When you think of hiking, do you picture a social experience or a solitary one? For most contemporary hikers, the answer would surely be the latter. You might bring some friends or family, but for most of us it’s not something we do to seek out community. And yet, that hasn’t always been the case. In On the Trail: A History of American Hiking, historian Silas Chamberlin argues that American hiking evolved from a social experience in which participants helped produce hiking culture into a more individualistic one in which most of us are net-consumers.
On the Trail is a treat for any hiker interested in understanding the people whose trails we follow. Chamberlin provides a clear and specific history of a popular recreational activity that we take for granted, defying vague assumptions that hiking must have originated from American individualism or life on the frontier.
At its core, he explains, to hike is to take the simple act of walking and infuse it with a deeper meaning. While walking in nature goes back to pre-history, Chamberlin argues that modern American hiking culture can be traced initially to Thoreau and the Transcendentalists and later to middle-class Americans with the leisure time and desire to escape to nature.
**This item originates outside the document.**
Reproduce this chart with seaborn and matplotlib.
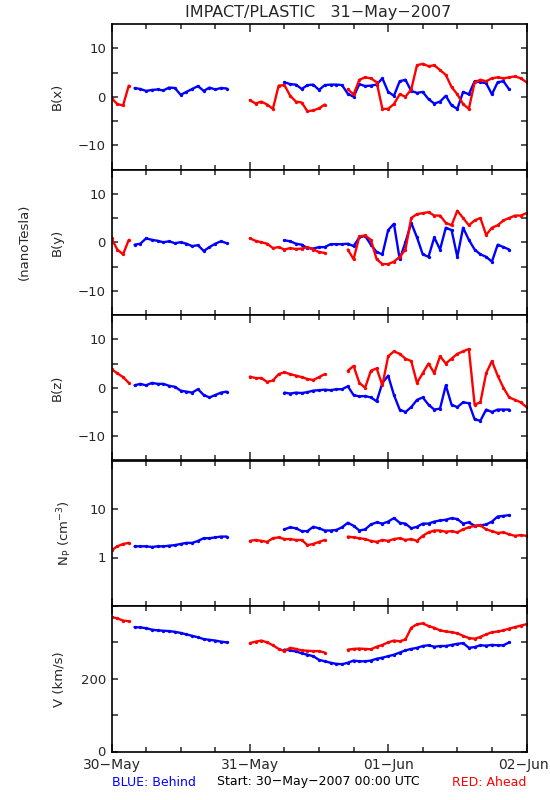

For early proponents, hiking was equal parts spiritual experience, civic engagement, physical challenge, and scientific inquiry. Many early hiking clubs were founded in the 1860s and 1870s by college professors, Civil War veterans, and other community members. Groups like the Appalachian Mountain Club and the Sierra Club began to organize hikes, create trail infrastructure, publish maps, and promote hiking as recreation. As club membership increased, so, too, did the ambitions of these organizations, eventually resulting in the creation of long-distance trails like the AT and the PCT.
In the 1950s, the rise of the white middle class and the development of the interstate highway system made it easier for hikers to participate on their own rather than as a group. The new hikers became consumers of mass hiking culture rather than producers of it. The hiking clubs, so critical to building up the infrastructure, found themselves increasingly outnumbered by more casual hikers. Meanwhile, federal support for hiking trails led to a transition from trails as civic engagement to trails as a government initiative. Although this change ensured long-term support for trails, the effect was to marginalize the civic groups that had laid the foundations for modern hiking.
Although the book considers gender extensively (women were key figures in the early hiking movement despite being marginalized and demeaned as the clubs grew in influence), I was surprised to come across very few mentions of race, especially given the attention in recent years to hiking’s diversity problem. The final chapter does address race in the context of the contemporary discussion, noting that hiking clubs tended to be “composed of middle- and upper-middle-class whites who, consciously or not, developed a culture that discouraged participation by people unlike themselves.” Still, I was left wondering whether the book could have done more in its core narrative to explain the history of this racial disparity. In doing so, I think the book would have revealed how hiking reflected broader patterns of race-based exclusion in American travel and recreation—not to mention the relatively greater dangers facing Black hikers trekking through isolated rural areas.
There’s a tinge of nostalgia for the old days of hiking clubs, but Chamberlin emphasizes that different doesn’t mean better or worse. Even though I mostly hike alone or in small groups, I feel lucky to have taken long-distance group hikes both with the Scouts and Gettysburg friends. It might not have been the rugged trail-cutting adventure of my forebears, but it does mean I can vouch for the experience of hiking together.